The pair will visit several African countries affected by sexual violence in conflict zones ahead of the G8 summit in May. Later this year, the issue will also be raised at the UN Security Council and General Assembly.

The United Nations, human rights groups and clinicians have long reported the widespread use of rape and sexual violence in the ten-year-old-conflict in Sudan’s western region of Darfur.

In 2005 the then UN Under-secretary for Humanitarian Affairs Jan Egeland said: "In Darfur, rape is systematically used as a weapon of warfare." Gender-based violence in Darfur was at its peak in the first few years of the conflict but instances continue to be reported.

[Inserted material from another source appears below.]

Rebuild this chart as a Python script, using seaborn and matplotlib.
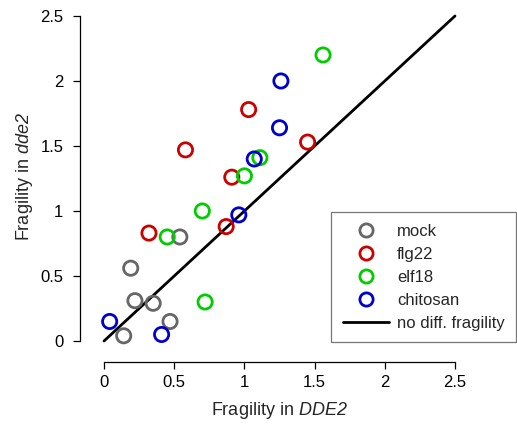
import matplotlib
matplotlib.use("Agg")
import matplotlib.pyplot as plt
import seaborn as sns
import pandas as pd
from matplotlib.lines import Line2D

# values
groups = ["mock", "flg22", "elf18", "chitosan"]
mock_x = [0.54, 0.19, 0.22, 0.35, 0.47, 0.14]
mock_y = [0.80, 0.56, 0.31, 0.29, 0.15, 0.04]
flg22_x = [1.03, 0.58, 1.45, 0.91, 0.87, 0.32]
flg22_y = [1.78, 1.47, 1.53, 1.26, 0.88, 0.83]
elf18_x = [1.56, 1.11, 1.00, 0.70, 0.45, 0.72]
elf18_y = [2.20, 1.41, 1.27, 1.00, 0.80, 0.30]
chitosan_x = [1.26, 1.25, 1.07, 0.96, 0.04, 0.41]
chitosan_y = [2.00, 1.64, 1.40, 0.97, 0.15, 0.05]
diag = [0, 2.5]
ticks = [0, 0.5, 1, 1.5, 2, 2.5]
tick_labels = ["0", "0.5", "1", "1.5", "2", "2.5"]

colors = {"mock": "#666666", "flg22": "#CD0000", "elf18": "#00CD00", "chitosan": "#0000CD"}

df = pd.DataFrame({
    "x": mock_x + flg22_x + elf18_x + chitosan_x,
    "y": mock_y + flg22_y + elf18_y + chitosan_y,
    "group": ["mock"] * 6 + ["flg22"] * 6 + ["elf18"] * 6 + ["chitosan"] * 6,
})

sns.set_style("ticks")
plt.rcParams["font.family"] = ["Liberation Sans", "DejaVu Sans"]
# math text only used for the italic gene names, so make all of it italic
plt.rcParams["mathtext.fontset"] = "custom"
plt.rcParams["mathtext.rm"] = "Liberation Sans:italic"
plt.rcParams["mathtext.it"] = "Liberation Sans:italic"

fig = plt.figure(figsize=(5.17, 4.25), dpi=100)
ax = fig.add_axes([0.1741, 0.1671, 0.7331, 0.8259])

sns.lineplot(x=diag, y=diag, color="black", linewidth=2.0, ax=ax, legend=False)
sns.scatterplot(data=df, x="x", y="y", hue="group", palette=colors, s=105,
                linewidth=2.0, ax=ax, legend=False, zorder=3)
pts = ax.collections[-1]
pts.set_edgecolors(pts.get_facecolors())
pts.set_facecolors("none")

ax.set_xlim(-0.1, 2.6)
ax.set_ylim(-0.1, 2.6)
ax.set_xticks(ticks)
ax.set_xticklabels(tick_labels)
ax.set_yticks(ticks)
ax.set_yticklabels(tick_labels)
for s in ["top", "right"]:
    ax.spines[s].set_visible(False)
ax.spines["left"].set_position(("outward", 7.2))
ax.spines["bottom"].set_position(("outward", 5.8))
ax.spines["left"].set_bounds(0, 2.5)
ax.spines["bottom"].set_bounds(0, 2.5)
for s in ["left", "bottom"]:
    ax.spines[s].set_linewidth(0.9)
    ax.spines[s].set_color("black")
ax.tick_params(axis="both", length=5, width=0.9, labelsize=12, colors="black")
ax.tick_params(axis="x", pad=4)
ax.tick_params(axis="y", pad=7)

ax.set_xlabel(r"Fragility in $DDE2$", fontsize=13)
ax.set_ylabel(r"Fragility in $dde2$", fontsize=13)
ax.xaxis.set_label_coords(0.5, -0.13)
ax.yaxis.set_label_coords(-0.145, 0.504)

handles = [Line2D([], [], marker="o", linestyle="none", markersize=9.5,
                  markerfacecolor="none", markeredgecolor=colors[g],
                  markeredgewidth=2.0) for g in groups]
handles.append(Line2D([], [], color="black", linewidth=2.0))
labels = groups + ["no diff. fragility"]
leg = ax.legend(handles, labels, loc="upper left", bbox_to_anchor=(331 / 517, 1 - 212 / 425),
                bbox_transform=fig.transFigure, fontsize=12, frameon=True, fancybox=False,
                handlelength=2.75, handletextpad=0.5, borderpad=0.7, labelspacing=0.48,
                borderaxespad=0)
leg.get_frame().set_edgecolor("#555555")
leg.get_frame().set_linewidth(0.9)

fig.savefig("out.png", dpi=100)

South Sudan, which broke away from Sudan in 2011 also did not fare well in the report but was rated outside the ten worst countries. A Human Rights Watch report in August last year accused soldiers from South Sudan’s army of rape, torture and killing of civilians in Pibor county of the Jonglei state but the government has dismissed the reports as “not credible".

Of the nine countries that border Sudan and South Sudan six - Libya, Chad, Central African Republic, Democratic Republic of Congo, Uganda and Ethiopia - were also as rated as "extreme high risk". Eritrea and Ethiopia were rated "medium risk", while Kenya was rated as "low risk".